Hammer ist eigentlich Regisseurin und Sängerin, zum Jodeln ist sie über den Umweg der Weltmusik gekommen. «Alle Menschen können jodeln», sagt die gebürtige Österreicherin. Viel Praxis ist allerdings nötig, denn der wortlose Gesang hat seine Tücken.

«Charakteristisch und schwierig ist der schnelle und – im Unterschied zum Singen – hörbare Wechsel von der Kopf- zur Bruststimme», erklärt Hammer.

«Glottisschlag» oder «Jodelschnapper» wird die Technik genannt. Doch was Babys noch leicht gelingt, müssen Erwachsene erst wieder lernen. «Anfänger singen eher, als dass sie jodeln», räumt Hammer ein.

Doch wer fleissig übe, könne schon bald seinen ersten herzzerreissenden Jauchzer über die Berge schicken, oder in die Berliner Hinterhöfe.

swissinfo, Paola Carega

Jodeln ist Singen auf Lautsilben ohne Bedeutung.

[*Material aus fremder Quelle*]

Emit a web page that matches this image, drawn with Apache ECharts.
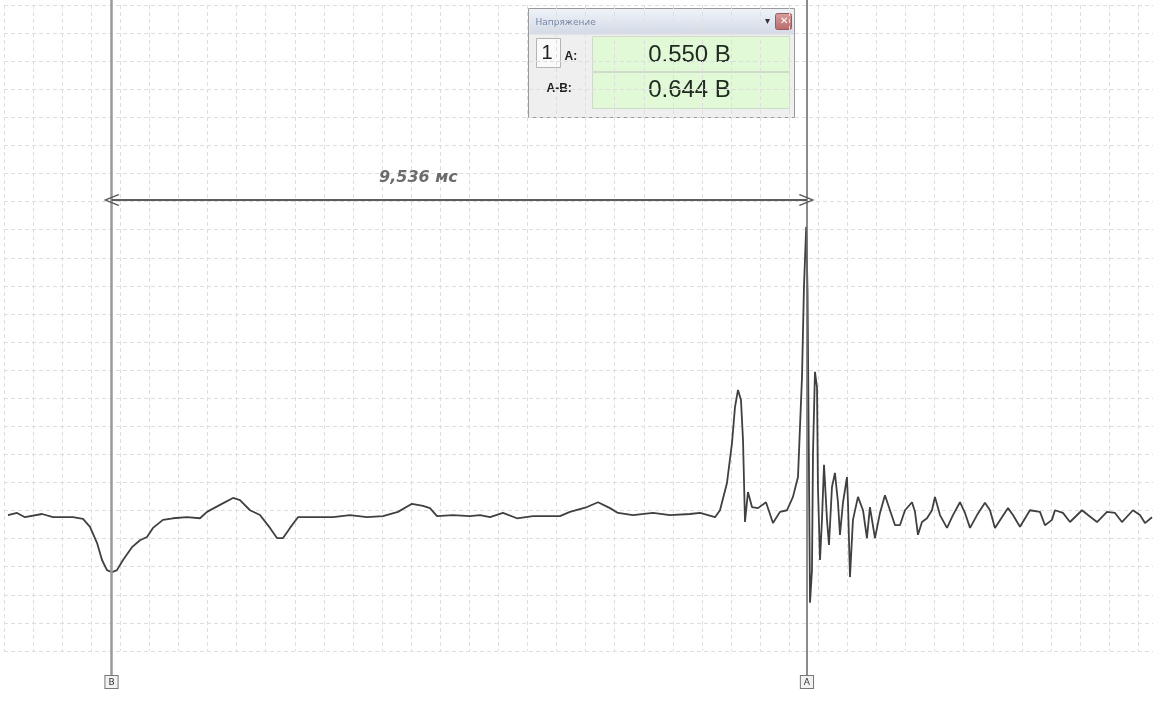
<!DOCTYPE html>
<html><head><meta charset="utf-8">
<script src="https://cdn.jsdelivr.net/npm/echarts@6/dist/echarts.min.js"></script>
<style>html,body{margin:0;padding:0;background:#fff}#c{width:1153px;height:702px}</style>
</head><body><div id="c"></div>
<script>
// time in ms (cursor B = 0), voltage in V
const tMs = [-1.420,-1.296,-1.187,-0.953,-0.802,-0.528,-0.391,-0.295,-0.199,-0.130,-0.062,0.007,0.075,0.158,0.281,0.391,0.487,0.569,0.706,0.844,1.036,1.214,1.310,1.488,1.667,1.763,1.900,2.037,2.174,2.270,2.353,2.449,2.558,2.819,3.038,3.272,3.505,3.724,3.930,
4.122,4.273,4.369,4.465,4.684,4.918,5.055,5.192,5.370,5.562,5.782,6.152,6.289,6.523,6.674,6.838,6.948,7.154,7.428,7.661,7.936,8.073,8.279,
8.347,8.443,8.512,8.553,8.594,8.635,8.663,8.690,8.731,8.786,8.868,8.978,9.074,9.170,9.266,9.348,9.417,9.472,9.499,9.530,9.548,9.562,9.582,9.609,9.623,9.650,9.678,9.691,9.719,9.746,9.774,9.815,9.842,9.883,9.924,9.966,9.993,10.034,10.089,10.103,10.130,10.171,10.240,10.309,10.363,10.404,10.473,10.542,10.610,10.679,10.748,10.816,10.885,10.981,11.022,11.063,11.118,11.187,11.255,11.296,11.365,11.461,11.543,11.639,11.708,11.777,11.873,11.982,12.051,12.119,12.215,12.298,12.366,12.462,12.599,12.737,12.805,12.901,12.942,13.052,13.148,13.313,13.395,13.519,13.656,13.766,13.861,14.012,14.108,14.177,14.273];
const volts = [0.013,0.017,0.009,0.015,0.009,0.009,0.006,-0.009,-0.039,-0.071,-0.090,-0.094,-0.090,-0.071,-0.047,-0.034,-0.028,-0.011,0.004,0.007,0.009,0.007,0.019,0.032,0.045,0.041,0.022,0.013,-0.011,-0.030,-0.030,-0.011,0.009,0.009,0.009,0.013,0.009,0.011,0.019,
0.034,0.030,0.026,0.011,0.013,0.011,0.013,0.009,0.017,0.007,0.011,0.011,0.019,0.028,0.037,0.026,0.017,0.013,0.017,0.013,0.015,0.017,0.009,
0.022,0.073,0.148,0.215,0.247,0.228,0.153,0.000,0.056,0.028,0.026,0.037,-0.002,0.019,0.022,0.047,0.084,0.271,0.439,0.552,0.430,0.191,-0.151,-0.090,0.129,0.281,0.252,0.065,-0.071,0.004,0.107,0.004,-0.043,0.065,0.092,0.036,-0.024,0.036,0.084,0.036,-0.103,0.004,0.047,0.022,-0.030,0.028,-0.030,0.017,0.050,0.022,-0.006,-0.006,0.022,0.037,0.019,-0.024,0.000,0.007,0.022,0.047,0.013,-0.011,0.013,0.037,0.017,-0.011,0.013,0.036,0.022,-0.011,0.009,0.026,0.013,-0.009,0.022,0.019,-0.006,0.004,0.022,0.017,0.000,0.022,0.013,0.000,0.019,0.017,0.000,0.022,0.013,-0.002,0.009];

const cursorB = 0.000;
const cursorA = 9.536;
const cursorNames = ['B', 'A'];
const valueA = 0.550;
const valueAB = 0.644;
const panelTitle = 'Напряжение';
const deltaText = '9,536 мс';
const arrowV = 0.602;
const deltaLabelPos = [4.211, 0.643];

const xMin = -1.4746, xMax = 14.287;
const yMin = -0.2412, yMax = 0.9668;
const xDivs = 39.51, yDivs = 23;

const chart = echarts.init(document.getElementById('c'), null, {renderer: 'canvas'});
const hidden = {show: false};
const gridLine = {show: true, lineStyle: {color: '#dedede', width: 1, type: [4, 3]}};
const chevron = 'path://M10,0 L20,18 L18.3,19.6 L10,4.5 L1.7,19.6 L0,18 Z';

const option = {
  animation: false,
  backgroundColor: '#ffffff',
  grid: [
    {left: 4, right: 0, top: 5, bottom: 51},
    {left: 4, right: 0, top: 0, bottom: 27}
  ],
  xAxis: [
    {type: 'value', gridIndex: 0, min: xMin, max: xMax, show: false, splitLine: hidden},
    {type: 'value', gridIndex: 0, min: 0, max: xDivs, interval: 1, axisLine: hidden, axisTick: hidden, axisLabel: hidden, splitLine: gridLine},
    {type: 'value', gridIndex: 1, min: xMin, max: xMax, show: false, splitLine: hidden}
  ],
  yAxis: [
    {type: 'value', gridIndex: 0, min: yMin, max: yMax, show: false, splitLine: hidden},
    {type: 'value', gridIndex: 0, min: 0, max: yDivs, interval: 1, axisLine: hidden, axisTick: hidden, axisLabel: hidden, splitLine: gridLine},
    {type: 'value', gridIndex: 1, min: 0, max: 1, show: false, splitLine: hidden}
  ],
  series: [
    {
      type: 'line', xAxisIndex: 2, yAxisIndex: 2, z: 1,
      data: [[cursorB, 0.5]], showSymbol: false, lineStyle: {opacity: 0},
      markLine: {
        silent: true, symbol: 'none', animation: false,
        lineStyle: {color: '#8a8a8a', width: 2, type: 'solid'},
        label: {
          show: true, position: 'start', distance: 1,
          fontSize: 9, fontFamily: 'DejaVu Sans', color: '#333',
          backgroundColor: '#f2f2f2', borderColor: '#777', borderWidth: 1,
          padding: [2, 3, 1, 3]
        },
        data: [
          {xAxis: cursorB, label: {formatter: cursorNames[0]}, lineStyle: {color: '#9a9a9a', width: 2.5}},
          {xAxis: cursorA, label: {formatter: cursorNames[1]}, lineStyle: {color: '#6e6e6e', width: 1.6}}
        ]
      }
    },
    {
      type: 'line', xAxisIndex: 0, yAxisIndex: 0, z: 3,
      data: tMs.map((t, i) => [t, volts[i]]),
      showSymbol: false, smooth: false,
      lineStyle: {color: '#404040', width: 1.8},
      markLine: {
        silent: true, animation: false,
        symbol: [chevron, chevron], symbolSize: [12, 16],
        lineStyle: {color: '#5c5c5c', width: 2, type: 'solid'},
        itemStyle: {color: '#5c5c5c'},
        label: {show: false},
        data: [[{coord: [cursorB, arrowV]}, {coord: [cursorA, arrowV]}]]
      }
    },
    {
      type: 'scatter', xAxisIndex: 0, yAxisIndex: 0, z: 4,
      data: [deltaLabelPos], symbolSize: 2, itemStyle: {color: 'rgba(0,0,0,0)'},
      label: {
        show: true, position: 'inside', formatter: deltaText,
        fontFamily: 'DejaVu Sans', fontStyle: 'italic', fontWeight: 'bold',
        fontSize: 16, color: '#474747'
      }
    }
  ],
  graphic: [
    {
      type: 'group', left: 528, top: 8, z: 100,
      children: [
        {type: 'rect', shape: {x: 0, y: 0, width: 266, height: 109}, style: {fill: '#efefef', stroke: '#9a9a9a', lineWidth: 1}},
        {type: 'rect', shape: {x: 1, y: 1, width: 264, height: 25},
          style: {fill: new echarts.graphic.LinearGradient(0, 0, 0, 1, [{offset: 0, color: '#eef2f8'}, {offset: 1, color: '#d3dae6'}])}},
        {type: 'text', x: 7, y: 14, style: {text: panelTitle, fontSize: 9, fontFamily: 'DejaVu Sans', fill: '#7585a5', verticalAlign: 'middle'}},
        {type: 'text', x: 236, y: 13, style: {text: '▾', fontSize: 10, fill: '#333', verticalAlign: 'middle'}},
        {type: 'rect', shape: {x: 247, y: 5, width: 16, height: 16, r: 2},
          style: {fill: new echarts.graphic.LinearGradient(0, 0, 0, 1, [{offset: 0, color: '#d9a0a0'}, {offset: 1, color: '#b86a6a'}]), stroke: '#9a5a5a', lineWidth: 1}},
        {type: 'text', x: 255, y: 13, style: {text: '✕', fontSize: 10, fill: '#fff', align: 'center', verticalAlign: 'middle'}},
        {type: 'rect', shape: {x: 8, y: 30, width: 24, height: 29}, style: {fill: '#fafafa', stroke: '#b4b4b4', lineWidth: 1}},
        {type: 'text', x: 13, y: 45, style: {text: '1', fontSize: 20, fontFamily: 'Liberation Sans', fill: '#222', verticalAlign: 'middle'}},
        {type: 'text', x: 36, y: 48, style: {text: 'A:', fontSize: 12, fontWeight: 'bold', fontFamily: 'Liberation Sans', fill: '#222', verticalAlign: 'middle'}},
        {type: 'text', x: 18, y: 80, style: {text: 'A-B:', fontSize: 12, fontWeight: 'bold', fontFamily: 'Liberation Sans', fill: '#222', verticalAlign: 'middle'}},
        {type: 'rect', shape: {x: 64, y: 28, width: 197, height: 35}, style: {fill: '#e2f9d8', stroke: '#cfdcca', lineWidth: 1}},
        {type: 'rect', shape: {x: 64, y: 64, width: 197, height: 36}, style: {fill: '#e2f9d8', stroke: '#cfdcca', lineWidth: 1}},
        {type: 'text', x: 161, y: 47, style: {text: valueA.toFixed(3) + ' В', fontSize: 24, fontFamily: 'Liberation Sans', fill: '#1e2b1e', align: 'center', verticalAlign: 'middle'}},
        {type: 'text', x: 161, y: 82, style: {text: valueAB.toFixed(3) + ' В', fontSize: 24, fontFamily: 'Liberation Sans', fill: '#1e2b1e', align: 'center', verticalAlign: 'middle'}}
      ]
    }
  ]
};
chart.setOption(option);
</script>
</body></html>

Üblich sind zum Beispiel Silbenfolgen wie «Hodaro», «Iohodraeho» oder «Holadaittijo».

Grosse Intervallsprünge, ein weiter Tonumfang und häufiges schnelles Umschlagen zwischen Brust- und Falsettstimme sind charakteristisch für das Jodeln.

Die Ursprünge gehen auf prähistorische Zeiten zurück: In wahrscheinlich allen gebirgigen und unwegsamen Regionen der Welt gab es verschiedene Techniken, um mit Rufen weite Distanzen akustisch zu überbrücken.

So kommunizierten Hirten in den Alpen von Alm zu Alm mit dem Juchzer, und auch das Vieh wurde mit einem Jodler angelockt.

Jodelformen existieren unter anderem bei den Inuit, im Kaukasus, in China, Thailand und Kambodscha.

In der Schweiz jodelt man heute vor allem in der Innerschweiz, im Appenzellischen, im Toggenburg, im Berner- und im Freiburgerland.

Typisch sind dabei mehrstimmige Jodelchöre, die sich im 19. Jahrhundert entwickelt haben.